L'exposé des motifs de la Charte en explicite parfaitement les objectifs [2] : « Composante du bloc de constitutionnalité, la Charte, tant par ses considérants que par ses articles, sera pour le législateur une nouvelle référence. Le respect de la Charte sera garanti par le Conseil constitutionnel et par les juridictions des deux ordres, administratif et judiciaire. La Charte concernera l'ensemble des sujets de droit, personnes morales comme physiques, privées comme publiques. Elle pourra contribuer à l'interprétation, par les juridictions, des engagements internationaux en matière d'environnement auxquels la France est partie ».

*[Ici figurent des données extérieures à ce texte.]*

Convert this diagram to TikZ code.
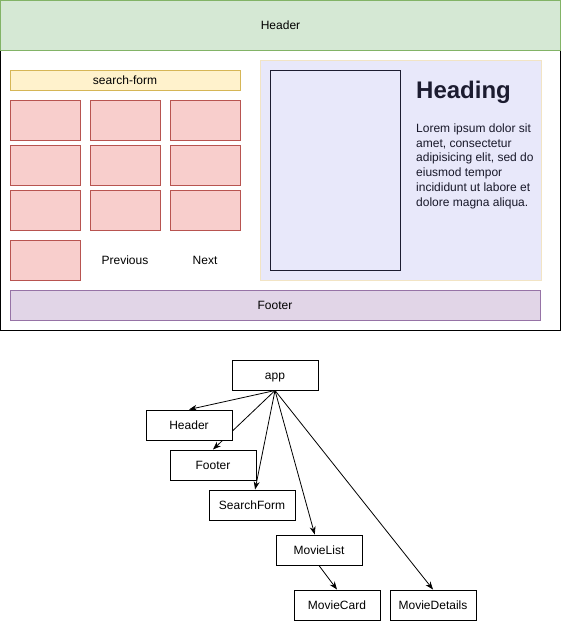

Concernant le législateur, celui-ci est directement impacté par l'article 6 de la Charte qui énonce le principe de conciliation et d'intégration : «Le législateur doit désormais, au nom d'une conception nationale du principe d'intégration, prendre en considération les données écologiques dans tous les projets de loi dont les conséquences concernent l'environnement" [3] S'agissant de l'Administration et des Collectivités territoriales, appliquent-elles elles aussi dans leurs politiques publiques les principes énoncés par la Charte ? Quelle est l'effectivité des principes de précaution et du pollueur-payeur ? Notons que nous ne développerons pas le principe de prévention qui est d'avantage un principe déclaratif.

Le principe de précaution

modifier

L'appartenance du principe de précaution à l'ordre juridique interne est certaine, mais la question de sa portée normative soulève un vif débat doctrinal. Le débat porte sur la question de savoir si le principe de précaution tel que défini par la Charte et par le Code de l'environnement est suffisamment prescriptif pour être invoqué seul ou s'il doit s'exercer dans le cadre des lois qui le définissent. Il ne serait alors qu'un principe directeur. Finalement c'est la question de l'autonomie du principe de précaution qui se pose.

Pour certains auteurs, le principe de précaution ne doit rester qu'un principe proclamatif, une déclaration d'intention. C'est l'avis du Commissaire du gouvernement Stahl dans ses conclusions sous l'affaire « Association Greenpeace France ». Cette partie de la doctrine affirme que laisser au juge la possibilité d'interpréter le principe créerait trop d'insécurité juridique. À l'inverse, d'autres auteurs comme Laurence Boy déduisent la valeur juridique du principe de son utilisation par le juge.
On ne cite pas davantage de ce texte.